For Fucking Day number 13, sometimes known as a “One Penis Folded in Half” by Shaquille O’Neal’s tailor, I wrote a very thorough examination of THE BETTER SEX GUIDE TO ANAL PLEASURE. If you’re reading this from the far future, congratulations, your society will crumble knowing it never produced a more comprehensive guide to an anal sex guide than I did, way back here in these primitive times. This Andy Rooney robot I built knows so many ways to jam affordable cross-promoted toys up his ass. “NO I DON’T. I’M STILL IN A HOT AIR BALLOON AND THE PILOT WON’T LET ME GO PEE. AND WHY DO THEY CALL HIM A PILOT? HE’S MORE OF A MAN WAITING WITH YOU IN A BASKET WHO WON’T LET YOU PEE. I HATE THIS. I HATE ALL OF THIS.”

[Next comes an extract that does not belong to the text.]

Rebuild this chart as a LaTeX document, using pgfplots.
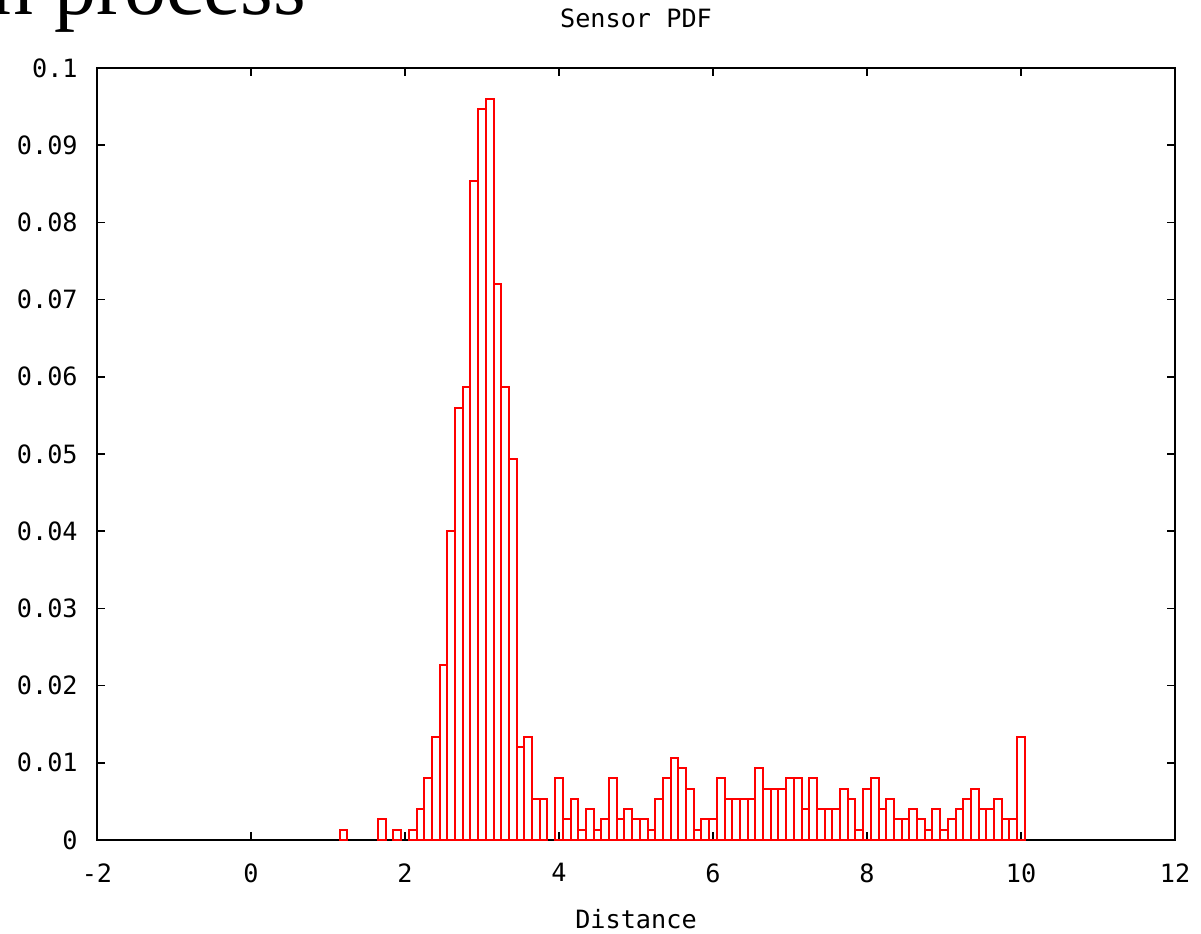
\documentclass[border=0pt]{standalone}
\usepackage{fontspec}
\usepackage{pgfplots}
\usepackage{pgfplotstable}
\pgfplotsset{compat=1.18}
\newfontfamily\gpfont{DejaVu Sans Mono}
\newfontfamily\slidefont{Liberation Serif}

% bin centre, probability (bins 0.1 wide)
\pgfplotstableread{
x     p
1.2   0.00133
1.7   0.00267
1.9   0.00133
2.1   0.00133
2.2   0.004
2.3   0.008
2.4   0.01333
2.5   0.02267
2.6   0.04
2.7   0.056
2.8   0.05867
2.9   0.08533
3.0   0.09467
3.1   0.096
3.2   0.072
3.3   0.05867
3.4   0.04933
3.5   0.012
3.6   0.01333
3.7   0.00533
3.8   0.00533
4.0   0.008
4.1   0.00267
4.2   0.00533
4.3   0.00133
4.4   0.004
4.5   0.00133
4.6   0.00267
4.7   0.008
4.8   0.00267
4.9   0.004
5.0   0.00267
5.1   0.00267
5.2   0.00133
5.3   0.00533
5.4   0.008
5.5   0.01067
5.6   0.00933
5.7   0.00667
5.8   0.00133
5.9   0.00267
6.0   0.00267
6.1   0.008
6.2   0.00533
6.3   0.00533
6.4   0.00533
6.5   0.00533
6.6   0.00933
6.7   0.00667
6.8   0.00667
6.9   0.00667
7.0   0.008
7.1   0.008
7.2   0.004
7.3   0.008
7.4   0.004
7.5   0.004
7.6   0.004
7.7   0.00667
7.8   0.00533
7.9   0.00133
8.0   0.00667
8.1   0.008
8.2   0.004
8.3   0.00533
8.4   0.00267
8.5   0.00267
8.6   0.004
8.7   0.00267
8.8   0.00133
8.9   0.004
9.0   0.00133
9.1   0.00267
9.2   0.004
9.3   0.00533
9.4   0.00667
9.5   0.004
9.6   0.004
9.7   0.00533
9.8   0.00267
9.9   0.00267
10.0  0.01333
}\sensorpdf

\begin{document}
\begin{tikzpicture}
\useasboundingbox (0,0) rectangle (600.5pt,466.5pt);
\begin{axis}[
    at={(48.5pt,46.5pt)}, anchor=south west,
    scale only axis, width=539pt, height=386pt,
    xmin=-2, xmax=12, ymin=0, ymax=0.1,
    xtick={-2,0,2,4,6,8,10,12},
    xticklabels={-2,0,2,4,6,8,10,12},
    ytick={0,0.01,0.02,0.03,0.04,0.05,0.06,0.07,0.08,0.09,0.1},
    yticklabels={0,0.01,0.02,0.03,0.04,0.05,0.06,0.07,0.08,0.09,0.1},
    tick align=inside, major tick length=4pt,
    tick style={black, line width=0.8pt},
    axis line style={black, line width=0.8pt},
    every tick label/.append style={font=\gpfont\fontsize{12.6}{12.6}\selectfont, inner sep=0pt},
    xticklabel style={yshift=-11.5pt},
    yticklabel style={xshift=-9.5pt},
    every axis title shift=0pt,
    title={Sensor PDF},
    title style={at={(0.5,1)}, anchor=base, yshift=20pt, inner sep=0pt,
                 font=\gpfont\fontsize{12.6}{12.6}\selectfont},
    xlabel={Distance},
    xlabel style={at={(axis description cs:0.5,0)}, anchor=base, yshift=-44pt,
                  inner sep=0pt, font=\gpfont\fontsize{12.6}{12.6}\selectfont},
  ]
\addplot[ybar, bar width=0.1, bar shift=0pt, color=red, fill=none, line width=1pt]
  table[x=x, y=p] {\sensorpdf};
\end{axis}
% slide heading, cut off by the top edge
\node[anchor=base west, inner sep=0pt, font=\slidefont\fontsize{42}{42}\selectfont]
  at (-4.5pt,459pt) {n process};
\end{tikzpicture}
\end{document}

We went off the goddamn rails about 13 times, but we did it! We let a dead newscaster robot hate sex retrospectives with us! Plus, the fun thing about this intimate relationship we have – you and me, not me and R.O.O.N.E.Y. – is after 13 erotic articles, you can start to get a sense for my kink zone. Judging by these, I know the worst ways to talk you into sex, the worst places to have it, the worst ways to do it (unless it’s butt stuff where I’m gifted but also truly sorry for my giant, constantly growing penis muscles). I also know how to make our love the bad kind of crazy and fix any bedroom problems (at least on my end) with metaphysical powers. I’m into magically giant tits, nude hunks rolling dice, and naked ladies trying to kill each other. Oh, and white women and monster dildos. Oh, sweet. I was worried all this was going to reveal something embarrassing about myself. This is the exact text on my business cards.